### Brief
Up to and including the line with "trade_right_ticks = [-10, -5, 0, 5, 10, 15, 20]", reproduce the listing below exactly, beginning at its first line.
__________________________________________________
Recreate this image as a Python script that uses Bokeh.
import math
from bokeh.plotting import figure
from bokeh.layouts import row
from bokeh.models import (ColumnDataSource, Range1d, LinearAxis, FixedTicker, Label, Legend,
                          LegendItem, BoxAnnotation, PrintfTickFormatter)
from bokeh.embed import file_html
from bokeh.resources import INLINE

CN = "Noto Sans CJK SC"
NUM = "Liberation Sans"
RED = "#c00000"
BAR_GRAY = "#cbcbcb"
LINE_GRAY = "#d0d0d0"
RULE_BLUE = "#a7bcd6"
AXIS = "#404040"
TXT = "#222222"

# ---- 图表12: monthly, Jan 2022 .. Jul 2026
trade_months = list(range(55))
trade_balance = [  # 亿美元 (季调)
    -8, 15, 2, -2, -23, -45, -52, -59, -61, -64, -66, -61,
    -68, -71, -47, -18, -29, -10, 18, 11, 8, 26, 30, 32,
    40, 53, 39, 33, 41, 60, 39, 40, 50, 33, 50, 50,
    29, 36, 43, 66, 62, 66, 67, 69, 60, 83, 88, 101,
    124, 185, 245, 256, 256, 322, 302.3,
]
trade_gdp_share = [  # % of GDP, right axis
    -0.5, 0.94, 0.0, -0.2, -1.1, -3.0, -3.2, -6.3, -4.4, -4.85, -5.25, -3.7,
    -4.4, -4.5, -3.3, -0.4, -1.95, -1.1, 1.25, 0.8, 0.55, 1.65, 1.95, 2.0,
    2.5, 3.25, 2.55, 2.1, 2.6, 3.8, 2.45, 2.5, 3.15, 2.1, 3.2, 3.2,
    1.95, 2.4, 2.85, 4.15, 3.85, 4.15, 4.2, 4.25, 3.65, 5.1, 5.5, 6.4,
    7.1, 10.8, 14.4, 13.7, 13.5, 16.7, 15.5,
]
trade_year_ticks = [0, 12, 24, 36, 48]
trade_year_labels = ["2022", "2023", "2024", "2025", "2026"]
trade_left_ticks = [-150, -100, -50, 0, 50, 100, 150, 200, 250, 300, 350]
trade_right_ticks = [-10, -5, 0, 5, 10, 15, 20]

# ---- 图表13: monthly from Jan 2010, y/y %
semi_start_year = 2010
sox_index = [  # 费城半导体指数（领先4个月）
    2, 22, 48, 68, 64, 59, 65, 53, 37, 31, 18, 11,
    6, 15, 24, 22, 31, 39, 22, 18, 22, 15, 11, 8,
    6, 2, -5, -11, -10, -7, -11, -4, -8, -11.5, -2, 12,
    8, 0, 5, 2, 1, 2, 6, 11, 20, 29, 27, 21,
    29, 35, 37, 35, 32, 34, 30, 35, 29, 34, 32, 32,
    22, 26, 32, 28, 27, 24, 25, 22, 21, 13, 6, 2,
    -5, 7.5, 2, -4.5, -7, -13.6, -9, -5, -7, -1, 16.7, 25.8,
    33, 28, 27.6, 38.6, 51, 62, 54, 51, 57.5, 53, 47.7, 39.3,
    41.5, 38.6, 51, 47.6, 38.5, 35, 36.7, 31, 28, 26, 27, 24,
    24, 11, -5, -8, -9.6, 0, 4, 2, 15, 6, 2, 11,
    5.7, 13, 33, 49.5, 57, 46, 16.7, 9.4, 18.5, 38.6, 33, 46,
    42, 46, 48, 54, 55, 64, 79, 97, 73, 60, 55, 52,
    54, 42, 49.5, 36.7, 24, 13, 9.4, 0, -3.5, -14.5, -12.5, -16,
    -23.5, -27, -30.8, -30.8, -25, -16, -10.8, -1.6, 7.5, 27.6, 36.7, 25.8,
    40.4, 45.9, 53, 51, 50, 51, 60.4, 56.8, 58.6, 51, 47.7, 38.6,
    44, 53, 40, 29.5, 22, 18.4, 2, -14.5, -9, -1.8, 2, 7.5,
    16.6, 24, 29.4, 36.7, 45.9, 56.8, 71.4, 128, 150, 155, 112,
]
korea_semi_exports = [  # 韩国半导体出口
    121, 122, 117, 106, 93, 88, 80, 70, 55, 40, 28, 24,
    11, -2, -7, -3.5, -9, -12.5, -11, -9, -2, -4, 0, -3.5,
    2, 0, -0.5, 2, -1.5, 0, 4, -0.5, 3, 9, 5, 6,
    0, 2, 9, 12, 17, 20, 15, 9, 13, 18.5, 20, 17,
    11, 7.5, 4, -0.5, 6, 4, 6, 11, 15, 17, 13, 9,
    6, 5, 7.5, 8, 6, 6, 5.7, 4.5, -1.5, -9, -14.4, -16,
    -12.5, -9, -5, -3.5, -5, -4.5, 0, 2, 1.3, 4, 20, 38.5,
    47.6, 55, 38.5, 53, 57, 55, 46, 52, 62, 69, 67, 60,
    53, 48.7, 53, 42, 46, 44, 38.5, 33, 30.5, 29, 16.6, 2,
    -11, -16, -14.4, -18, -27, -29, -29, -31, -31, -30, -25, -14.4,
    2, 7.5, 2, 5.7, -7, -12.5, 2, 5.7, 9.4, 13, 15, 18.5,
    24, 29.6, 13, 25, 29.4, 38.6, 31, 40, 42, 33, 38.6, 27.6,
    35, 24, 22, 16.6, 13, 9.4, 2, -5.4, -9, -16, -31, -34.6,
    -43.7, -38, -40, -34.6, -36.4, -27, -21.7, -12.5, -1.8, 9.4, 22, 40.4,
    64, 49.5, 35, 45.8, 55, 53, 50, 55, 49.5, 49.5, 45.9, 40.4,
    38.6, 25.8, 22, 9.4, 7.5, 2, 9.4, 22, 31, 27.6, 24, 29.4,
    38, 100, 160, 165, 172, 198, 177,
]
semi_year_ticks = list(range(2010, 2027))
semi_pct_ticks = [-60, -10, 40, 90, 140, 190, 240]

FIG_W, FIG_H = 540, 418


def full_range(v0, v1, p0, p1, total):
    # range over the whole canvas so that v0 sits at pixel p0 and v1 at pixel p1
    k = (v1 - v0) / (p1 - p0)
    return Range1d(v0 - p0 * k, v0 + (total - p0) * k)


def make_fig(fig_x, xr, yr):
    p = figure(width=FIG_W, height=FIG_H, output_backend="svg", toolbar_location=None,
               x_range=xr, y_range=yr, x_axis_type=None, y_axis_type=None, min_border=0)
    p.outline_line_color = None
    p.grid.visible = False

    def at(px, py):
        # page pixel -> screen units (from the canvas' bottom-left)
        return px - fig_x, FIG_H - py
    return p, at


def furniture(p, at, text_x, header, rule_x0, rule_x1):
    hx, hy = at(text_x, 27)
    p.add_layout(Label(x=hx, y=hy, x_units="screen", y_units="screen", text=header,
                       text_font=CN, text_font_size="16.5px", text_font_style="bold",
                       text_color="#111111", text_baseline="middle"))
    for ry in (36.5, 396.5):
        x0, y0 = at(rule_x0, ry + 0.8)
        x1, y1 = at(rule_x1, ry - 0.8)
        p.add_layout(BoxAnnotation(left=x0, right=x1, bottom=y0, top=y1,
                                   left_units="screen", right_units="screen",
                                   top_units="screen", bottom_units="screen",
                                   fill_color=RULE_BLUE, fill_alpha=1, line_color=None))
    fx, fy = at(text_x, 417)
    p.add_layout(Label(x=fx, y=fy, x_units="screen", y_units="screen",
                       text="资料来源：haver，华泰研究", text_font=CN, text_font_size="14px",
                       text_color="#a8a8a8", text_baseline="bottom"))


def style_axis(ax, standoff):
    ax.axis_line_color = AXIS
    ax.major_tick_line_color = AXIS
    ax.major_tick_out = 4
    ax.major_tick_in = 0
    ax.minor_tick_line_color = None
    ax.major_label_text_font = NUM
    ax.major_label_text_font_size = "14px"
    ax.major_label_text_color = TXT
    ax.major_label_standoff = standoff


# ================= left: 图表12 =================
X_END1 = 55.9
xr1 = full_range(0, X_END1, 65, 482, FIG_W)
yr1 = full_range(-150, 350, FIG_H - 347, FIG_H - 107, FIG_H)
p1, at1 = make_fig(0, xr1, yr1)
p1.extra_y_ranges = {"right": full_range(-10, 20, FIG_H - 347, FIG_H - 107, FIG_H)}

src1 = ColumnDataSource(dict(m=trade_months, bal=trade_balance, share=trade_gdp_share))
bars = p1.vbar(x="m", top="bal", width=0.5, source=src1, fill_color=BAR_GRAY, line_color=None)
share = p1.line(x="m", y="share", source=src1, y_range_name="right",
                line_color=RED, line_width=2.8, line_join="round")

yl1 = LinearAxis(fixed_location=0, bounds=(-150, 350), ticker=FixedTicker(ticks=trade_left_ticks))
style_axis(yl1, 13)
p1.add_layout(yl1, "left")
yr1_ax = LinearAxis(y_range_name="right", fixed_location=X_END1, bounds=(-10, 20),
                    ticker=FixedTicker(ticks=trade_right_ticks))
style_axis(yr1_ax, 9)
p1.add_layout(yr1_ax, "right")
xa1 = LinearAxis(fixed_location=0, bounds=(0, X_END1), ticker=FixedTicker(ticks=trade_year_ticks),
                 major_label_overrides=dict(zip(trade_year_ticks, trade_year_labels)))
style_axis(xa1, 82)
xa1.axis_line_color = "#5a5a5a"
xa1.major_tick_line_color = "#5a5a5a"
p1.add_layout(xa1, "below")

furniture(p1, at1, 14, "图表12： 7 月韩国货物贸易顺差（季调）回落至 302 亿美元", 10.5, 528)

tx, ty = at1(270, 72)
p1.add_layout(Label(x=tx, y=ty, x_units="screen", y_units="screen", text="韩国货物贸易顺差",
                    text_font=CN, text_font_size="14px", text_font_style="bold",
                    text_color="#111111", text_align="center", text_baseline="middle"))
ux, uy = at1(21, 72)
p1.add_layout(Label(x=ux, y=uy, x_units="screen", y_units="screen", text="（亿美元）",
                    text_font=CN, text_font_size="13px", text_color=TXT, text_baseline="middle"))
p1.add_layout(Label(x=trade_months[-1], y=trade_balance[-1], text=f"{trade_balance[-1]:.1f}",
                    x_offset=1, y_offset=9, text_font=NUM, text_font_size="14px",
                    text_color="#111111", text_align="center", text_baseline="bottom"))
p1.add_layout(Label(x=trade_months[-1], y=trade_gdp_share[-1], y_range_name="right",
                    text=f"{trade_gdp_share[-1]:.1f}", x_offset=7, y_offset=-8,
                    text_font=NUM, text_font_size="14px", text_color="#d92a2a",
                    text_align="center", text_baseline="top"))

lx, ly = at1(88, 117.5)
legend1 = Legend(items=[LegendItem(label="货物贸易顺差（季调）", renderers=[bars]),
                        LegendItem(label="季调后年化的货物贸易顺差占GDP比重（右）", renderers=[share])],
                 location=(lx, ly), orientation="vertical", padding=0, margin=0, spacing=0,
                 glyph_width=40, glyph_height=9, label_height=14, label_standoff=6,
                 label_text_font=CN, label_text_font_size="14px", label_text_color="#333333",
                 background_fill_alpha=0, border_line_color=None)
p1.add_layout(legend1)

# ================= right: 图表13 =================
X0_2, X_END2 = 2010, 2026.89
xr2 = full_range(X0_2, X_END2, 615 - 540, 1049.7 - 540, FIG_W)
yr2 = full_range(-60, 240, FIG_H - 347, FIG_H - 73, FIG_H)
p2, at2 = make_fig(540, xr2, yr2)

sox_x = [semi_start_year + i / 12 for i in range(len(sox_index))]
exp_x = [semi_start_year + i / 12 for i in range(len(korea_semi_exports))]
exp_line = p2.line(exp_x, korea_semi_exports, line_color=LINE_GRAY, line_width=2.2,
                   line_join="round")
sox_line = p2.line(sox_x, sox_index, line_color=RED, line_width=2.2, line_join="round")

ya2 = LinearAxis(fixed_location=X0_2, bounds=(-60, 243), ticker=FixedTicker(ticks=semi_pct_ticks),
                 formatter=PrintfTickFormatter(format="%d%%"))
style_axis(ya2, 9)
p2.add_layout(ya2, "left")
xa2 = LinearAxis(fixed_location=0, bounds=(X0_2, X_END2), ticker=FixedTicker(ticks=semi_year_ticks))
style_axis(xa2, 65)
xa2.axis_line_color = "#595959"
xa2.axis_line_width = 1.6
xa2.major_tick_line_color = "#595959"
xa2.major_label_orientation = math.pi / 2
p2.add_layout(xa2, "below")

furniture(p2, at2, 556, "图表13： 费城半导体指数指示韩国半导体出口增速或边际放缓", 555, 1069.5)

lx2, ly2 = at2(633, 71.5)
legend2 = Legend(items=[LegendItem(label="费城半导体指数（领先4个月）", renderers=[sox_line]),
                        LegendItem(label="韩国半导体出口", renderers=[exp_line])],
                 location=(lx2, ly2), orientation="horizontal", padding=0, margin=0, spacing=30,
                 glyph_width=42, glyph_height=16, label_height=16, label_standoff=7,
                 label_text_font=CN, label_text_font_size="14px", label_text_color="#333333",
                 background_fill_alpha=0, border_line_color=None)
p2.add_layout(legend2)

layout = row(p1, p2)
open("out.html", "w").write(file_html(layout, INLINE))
__________________________________________________
### Response below
Recreate this image as a Python script that uses Bokeh.
import math
from bokeh.plotting import figure
from bokeh.layouts import row
from bokeh.models import (ColumnDataSource, Range1d, LinearAxis, FixedTicker, Label, Legend,
                          LegendItem, BoxAnnotation, PrintfTickFormatter)
from bokeh.embed import file_html
from bokeh.resources import INLINE

CN = "Noto Sans CJK SC"
NUM = "Liberation Sans"
RED = "#c00000"
BAR_GRAY = "#cbcbcb"
LINE_GRAY = "#d0d0d0"
RULE_BLUE = "#a7bcd6"
AXIS = "#404040"
TXT = "#222222"

# ---- 图表12: monthly, Jan 2022 .. Jul 2026
trade_months = list(range(55))
trade_balance = [  # 亿美元 (季调)
    -8, 15, 2, -2, -23, -45, -52, -59, -61, -64, -66, -61,
    -68, -71, -47, -18, -29, -10, 18, 11, 8, 26, 30, 32,
    40, 53, 39, 33, 41, 60, 39, 40, 50, 33, 50, 50,
    29, 36, 43, 66, 62, 66, 67, 69, 60, 83, 88, 101,
    124, 185, 245, 256, 256, 322, 302.3,
]
trade_gdp_share = [  # % of GDP, right axis
    -0.5, 0.94, 0.0, -0.2, -1.1, -3.0, -3.2, -6.3, -4.4, -4.85, -5.25, -3.7,
    -4.4, -4.5, -3.3, -0.4, -1.95, -1.1, 1.25, 0.8, 0.55, 1.65, 1.95, 2.0,
    2.5, 3.25, 2.55, 2.1, 2.6, 3.8, 2.45, 2.5, 3.15, 2.1, 3.2, 3.2,
    1.95, 2.4, 2.85, 4.15, 3.85, 4.15, 4.2, 4.25, 3.65, 5.1, 5.5, 6.4,
    7.1, 10.8, 14.4, 13.7, 13.5, 16.7, 15.5,
]
trade_year_ticks = [0, 12, 24, 36, 48]
trade_year_labels = ["2022", "2023", "2024", "2025", "2026"]
trade_left_ticks = [-150, -100, -50, 0, 50, 100, 150, 200, 250, 300, 350]
trade_right_ticks = [-10, -5, 0, 5, 10, 15, 20]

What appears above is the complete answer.